Arthur Vlaminck, avatar de Lanzac, est le fil rouge de cette aventure à la fois feutrée et tempétueuse, un jeune type responsable des « Langages » du ministre, autrement dit sa plume, son nègre, l’ouvrier fidèle qui met en mots les concepts parfois fumeux et abscons de son patron. Et la diplomatie sous Alexandre Taillard de Vorms (grand escogriffe sous les traits duquel il serait peu clairvoyant de ne pas reconnaître Dominique de Villepin), c’est l’art français de ne pas aller en guerre, tout en conservant ce panache de loser gaulois qui fait préférer la défaite footballistique de Séville ’82 (face aux affreux Allemands mal coiffés de Hörst Hrubesch et Harald Schumacher) à la victoire un peu fade de Stade de France ‘98.

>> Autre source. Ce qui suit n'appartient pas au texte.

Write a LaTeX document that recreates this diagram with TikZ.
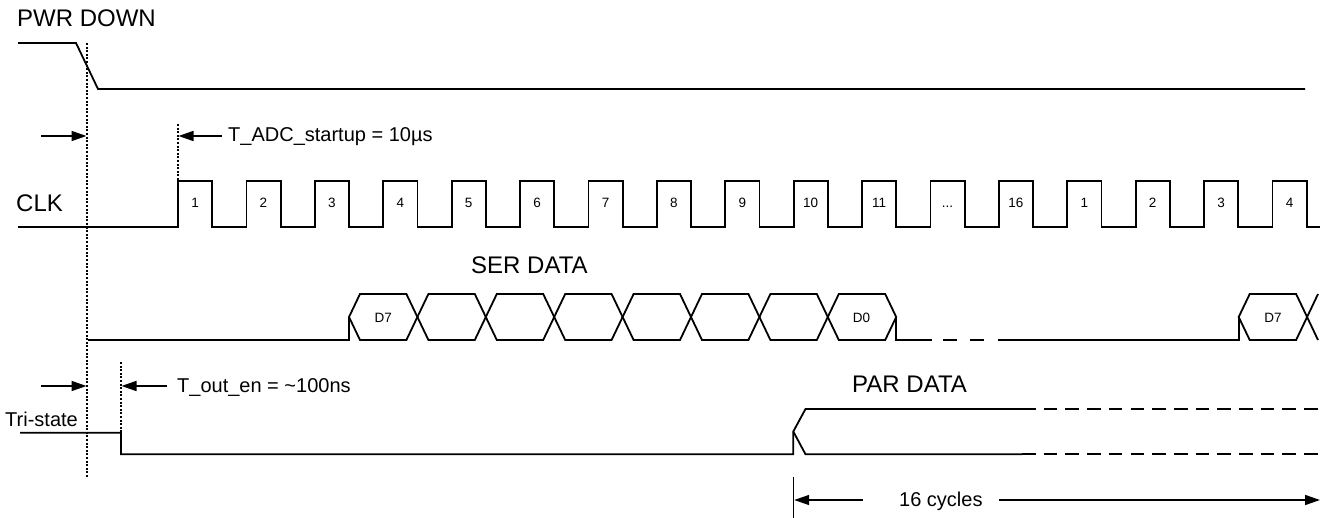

Si la diplomatie suppose un art consommé du verbe, de la nuance, où chaque virgule, chaque allusion comptent et prennent sens, signifiant en jargon diplomatique une décision irréversible ou une menace légère selon qu’on use ou non du conditionnel, elle implique également un art du rapport de force. Les mots restent au service de l’action politique ou militaire, les mains serrées et les sourires de façade des sommets internationaux ne constituant qu’un habillage civilisé à des décisions souvent dramatiques.

La grande réussite de l’entreprise de Blain et Lanzac, déjà auréolée de succès l’an dernier avec le premier tome de Quai d’Orsay, c’est l’alliage parfait entre les mots et l’action. Les mots de Lanzac, d’abord, ancien collaborateur du ministère, restituent le bouillonnement intense qui agite les cerveaux du ministère malgré les moquettes épaisses et les ors de la République. Les dessins de Blain, nerveux et tremblants, à la fois très schématiques et regorgeant de détails, insufflent une vie étonnante à ces chroniques d’une grande tension, matérialisant avec maestria le contraste entre la retenue diplomatique et la férocité des combats qui sous-tendent chaque prise de parole à l’ONU. Les nerfs des personnages sont mis à rude épreuve, tout autant que ceux des lecteurs.

On aurait difficilement imaginé que ces VLAM !, BANG ! BONK ! ou TCHAA ! puissent exister en dehors des comics remplis de super-héros affublés de collants et autres masques. Quai d’Orsay apporte la preuve que dans la diplomatie mondiale, même s’il s’agit rarement de défendre la veuve et l’orphelin ou de dérouiller les méchants, les capes sont remplacées par les complets-cravate.